KITANAKAGUSUKU, Okinawa — Yesterday’s turkey and trimmings were great, but now it’s time to work off those extra pounds in the great American tradition of the Day After Thanksgiving Christmas sale.
It’s one of the busiest shopping days of the year.
But what if you want to get your Christmas shopping done early — but the thought of battling the frenzied crowd at the post-Thanksgiving Day sale at the base exchange fills you with dread?
What’s a shopper to do?
Shop off base. It’s just another Friday in Japan, but the stores are chock-full of Christmas fare.
It’s a secret my wife and I discovered shortly after we moved to Okinawa. What a difference an ocean makes. We actually have a good time doing our Christmas shopping.
Not possible, you say? I know what you mean. Christmas shopping in the States is synonymous with long lines and short tempers. And that one perfect gift you spotted in the pre-sale flyer always is out of stock.

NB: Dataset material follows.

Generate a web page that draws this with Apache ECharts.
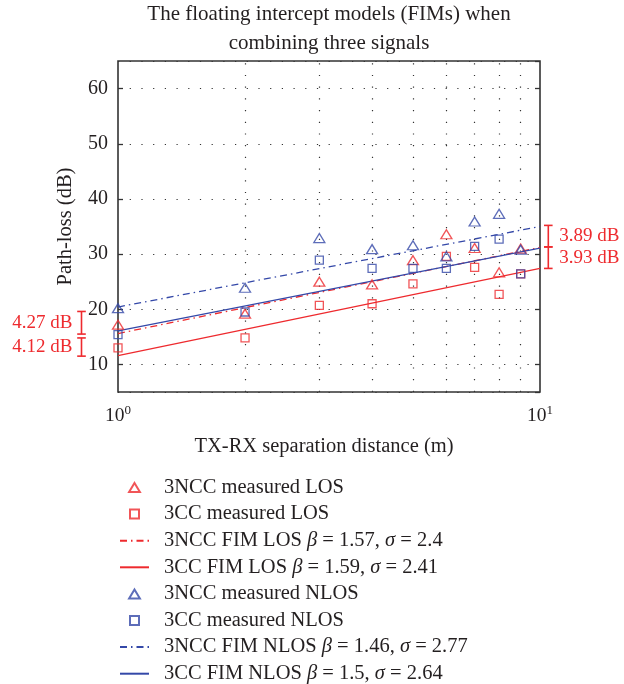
<!DOCTYPE html>
<html>
<head>
<meta charset="utf-8">
<script src="https://cdn.jsdelivr.net/npm/echarts@6/dist/echarts.min.js"></script>
<style>html,body{margin:0;padding:0;background:#fff}#c{width:624px;height:684px}</style>
</head>
<body>
<div id="c"></div>
<script>
// ---- data ----
const distances = [1, 2, 3, 4, 5, 6, 7, 8, 9];
const ncc3Los  = [17.2, 19.2, 25.0, 24.5, 28.9, 33.6, 31.1, 26.7, 31.0];
const cc3Los   = [13.0, 14.8, 20.7, 21.0, 24.6, 29.6, 27.6, 22.7, 26.4];
const ncc3Nlos = [20.2, 23.9, 32.9, 30.9, 31.6, 29.6, 35.9, 37.3, 30.8];
const cc3Nlos  = [15.4, 19.5, 28.9, 27.4, 27.4, 27.4, 31.4, 32.7, 26.4];
// FIM fitted lines: [distance, path-loss] end points
const fimNccLos  = [[1, 15.6], [10, 31.2]];
const fimCcLos   = [[1, 11.6], [10, 27.4]];
const fimNccNlos = [[1, 20.4], [10, 35.0]];
const fimCcNlos  = [[1, 16.1], [10, 31.1]];
// minor x grid positions
const xMinorGrid = [2, 3, 4, 5, 6, 7, 8, 9];
// brackets [low, high] with labels
const leftBrackets  = [[15.5, 19.6], [11.5, 14.8]];
const leftLabels    = ['4.27 dB', '4.12 dB'];
const rightBrackets = [[31.3, 35.2], [27.4, 31.3]];
const rightLabels   = ['3.89 dB', '3.93 dB'];
const seriesNames = [
  '3NCC measured LOS', '3CC measured LOS', '3NCC FIM LOS', '3CC FIM LOS',
  '3NCC measured NLOS', '3CC measured NLOS', '3NCC FIM NLOS', '3CC FIM NLOS'
];
const legendRich = {
  '3NCC FIM LOS':  '3NCC FIM LOS {i|β} = 1.57, {i|σ} = 2.4',
  '3CC FIM LOS':   '3CC FIM LOS {i|β} = 1.59, {i|σ} = 2.41',
  '3NCC FIM NLOS': '3NCC FIM NLOS {i|β} = 1.46, {i|σ} = 2.77',
  '3CC FIM NLOS':  '3CC FIM NLOS {i|β} = 1.5, {i|σ} = 2.64'
};

const RED = '#ee2a2e', BLUE = '#3448a8', INK = '#231f20';
const FONT = '"Liberation Serif", "DejaVu Serif", serif';
const TRI = 'path://M6,0L12,10L0,10Z';
const SQR = 'path://M0,0L10,0L10,10L0,10Z';

const pts = arr => distances.map((d, i) => [d, arr[i]]);

function scatter(name, data, symbol, color, size) {
  return {
    name, type: 'scatter', data: pts(data), symbol, symbolSize: size,
    itemStyle: { color: 'rgba(0,0,0,0)', borderColor: color, borderWidth: 1.3 },
    z: 5, xAxisIndex: 0, yAxisIndex: 0
  };
}
function line(name, data, color, dash, extra) {
  return Object.assign({
    name, type: 'line', data, symbol: 'circle', showSymbol: false,
    lineStyle: { color, width: 1.3, type: dash },
    itemStyle: { color: 'rgba(0,0,0,0)', borderWidth: 0 }, z: 4, xAxisIndex: 0, yAxisIndex: 0
  }, extra || {});
}

function bracketSeries(brackets, labels, side) {
  return {
    type: 'custom', clip: false, silent: true, z: 6,
    xAxisIndex: 0, yAxisIndex: 0,
    data: brackets.map((b, i) => [side === 'left' ? 1 : 10, b[0], b[1], i]),
    renderItem: function (params, api) {
      const xv = api.value(0), lo = api.value(1), hi = api.value(2), idx = api.value(3);
      const pLo = api.coord([xv, lo]), pHi = api.coord([xv, hi]);
      const x = side === 'left' ? pLo[0] - 36.5 : pLo[0] + 8.3;
      const cap = 4.3;
      const st = { stroke: RED, lineWidth: 1.6 };
      return {
        type: 'group',
        children: [
          { type: 'line', shape: { x1: x, y1: pLo[1], x2: x, y2: pHi[1] }, style: st },
          { type: 'line', shape: { x1: x - cap, y1: pLo[1], x2: x + cap, y2: pLo[1] }, style: st },
          { type: 'line', shape: { x1: x - cap, y1: pHi[1], x2: x + cap, y2: pHi[1] }, style: st },
          { type: 'text', style: {
              text: labels[idx],
              x: side === 'left' ? x - 9 : x + 11,
              y: (pLo[1] + pHi[1]) / 2,
              textAlign: side === 'left' ? 'right' : 'left',
              textVerticalAlign: 'middle',
              fill: RED, font: '19px ' + FONT
          } }
        ]
      };
    }
  };
}

const chart = echarts.init(document.getElementById('c'), null, { renderer: 'canvas' });
const dotted = { color: '#333', width: 1.2, type: [1.2, 10.5] };

chart.setOption({
  animation: false,
  backgroundColor: '#fff',
  title: {
    text: 'The floating intercept models (FIMs) when\ncombining three signals',
    left: 329, top: 0, textAlign: 'center', padding: 0,
    textStyle: { fontFamily: FONT, fontSize: 21, fontWeight: 'normal', color: INK, lineHeight: 29 }
  },
  grid: { left: 118, right: 84, top: 61, bottom: 292, show: true, borderColor: '#333', borderWidth: 1.6, backgroundColor: 'rgba(0,0,0,0)' },
  xAxis: [{
    type: 'log', logBase: 10, min: 1, max: 10, position: 'bottom',
    name: 'TX-RX separation distance (m)', nameLocation: 'middle', nameGap: 44,
    nameTextStyle: { fontFamily: FONT, fontSize: 20.5, color: INK, padding: [0, 10, 0, 0] },
    axisLine: { show: false }, axisTick: { show: false },
    splitLine: { show: false },
    axisLabel: {
      margin: 12, fontFamily: FONT, fontSize: 19, color: INK,
      formatter: v => '{b|10}{s|' + Math.round(Math.log10(v)) + '}',
      rich: { b: { fontFamily: FONT, fontSize: 19.5, color: INK }, s: { fontFamily: FONT, fontSize: 13, color: INK, verticalAlign: 'top', padding: [0, 0, 10, 0] } }
    }
  }],
  yAxis: [{
    type: 'value', min: 5, max: 65, splitNumber: 6,
    name: 'Path-loss (dB)', nameLocation: 'middle', nameGap: 42,
    nameTextStyle: { fontFamily: FONT, fontSize: 20.5, color: INK },
    axisLine: { show: false },
    axisTick: { show: true, inside: true, length: 5, lineStyle: { color: '#333', width: 1.3 } },
    splitLine: { show: true, lineStyle: dotted },
    axisLabel: { showMinLabel: false, showMaxLabel: false, margin: 10, fontFamily: FONT, fontSize: 20, color: INK }
  }, {
    type: 'value', min: 5, max: 65, splitNumber: 6, position: 'right',
    axisLine: { show: false },
    axisTick: { show: true, inside: true, length: 5, lineStyle: { color: '#333', width: 1.3 } },
    splitLine: { show: false }, axisLabel: { show: false }
  }],
  legend: {
    orient: 'vertical', left: 119, top: 477, padding: 0, height: 210,
    itemWidth: 29, itemHeight: 9, itemGap: 5.6, symbolKeepAspect: true,
    data: seriesNames,
    textStyle: { fontFamily: FONT, fontSize: 20.5, color: INK, lineHeight: 20, padding: [0, 0, 0, 10],
      rich: { i: { fontFamily: FONT, fontSize: 20.5, fontStyle: 'italic', color: INK } } },
    formatter: n => legendRich[n] || n
  },
  series: [
    scatter(seriesNames[0], ncc3Los, TRI, RED, [11, 9]),
    scatter(seriesNames[1], cc3Los, SQR, RED, 8),
    line(seriesNames[2], fimNccLos, RED, [7, 4, 1.5, 4]),
    line(seriesNames[3], fimCcLos, RED, 'solid', {
      markLine: {
        silent: true, symbol: 'none', label: { show: false }, animation: false,
        lineStyle: dotted, z: 1,
        data: xMinorGrid.map(v => ({ xAxis: v }))
      }
    }),
    scatter(seriesNames[4], ncc3Nlos, TRI, BLUE, [11, 9]),
    scatter(seriesNames[5], cc3Nlos, SQR, BLUE, 8),
    line(seriesNames[6], fimNccNlos, BLUE, [7, 4, 1.5, 4]),
    line(seriesNames[7], fimCcNlos, BLUE, 'solid'),
    bracketSeries(leftBrackets, leftLabels, 'left'),
    bracketSeries(rightBrackets, rightLabels, 'right')
  ]
});
</script>
</body>
</html>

I always thought Christmas shopping was the modern equivalent of the medieval religious practice of wearing hair shirts and scourging oneself with birch whips.
And it was worse for the lowly reporter assigned to cover the madness, wading into the mob and getting quotes from the survivors of a Kmart Blue Light special.
You think Tokyo subways at rush hour are crowded? They’re nothing compared to the toy aisles of a Wal-Mart on Thanksgiving Friday.
You think anti-base demonstrations in Seoul are dangerous? Not compared to the carnage I once witnessed at a Children’s Palace in the Midwest, when a riot developed among 40 people fighting for the last Cabbage Patch Kid.
But the aisles of the local Toys “R” Us on Okinawa usually are not crowded on a Friday morning. The malls are all but empty, preparing for the weekend rush.
I remember our first foray into a Japanese Toys “R” Us on a Thanksgiving Friday.
We knew we had stumbled onto something special when we found something that’s rare in the States during shopper lemming madness: a parking space within walking distance of the store.
And inside — paradise. The aisles were almost empty, the shelves overflowing.
Some of the toys even were on sale.
My wife later described the scene as eerie, dreamlike. It was if we were the only people on Earth. Not once did we have to bow and mumble a respectful “sumimasen” or its American equivalent: “I saw that first!”
We had time to linger and debate the merits of buying the Ballet Barbie instead of the Barbecue Barbie without having to pry the Very Last Barbie from some mother’s death grip.
Of course, if everyone heeds our advice, the Japanese stores are sure to become crowded on Thanksgiving Fridays, with the hordes avoiding the rush at the exchanges.
But that’s OK. We discovered the stores in Japan are open on Thanksgiving, too.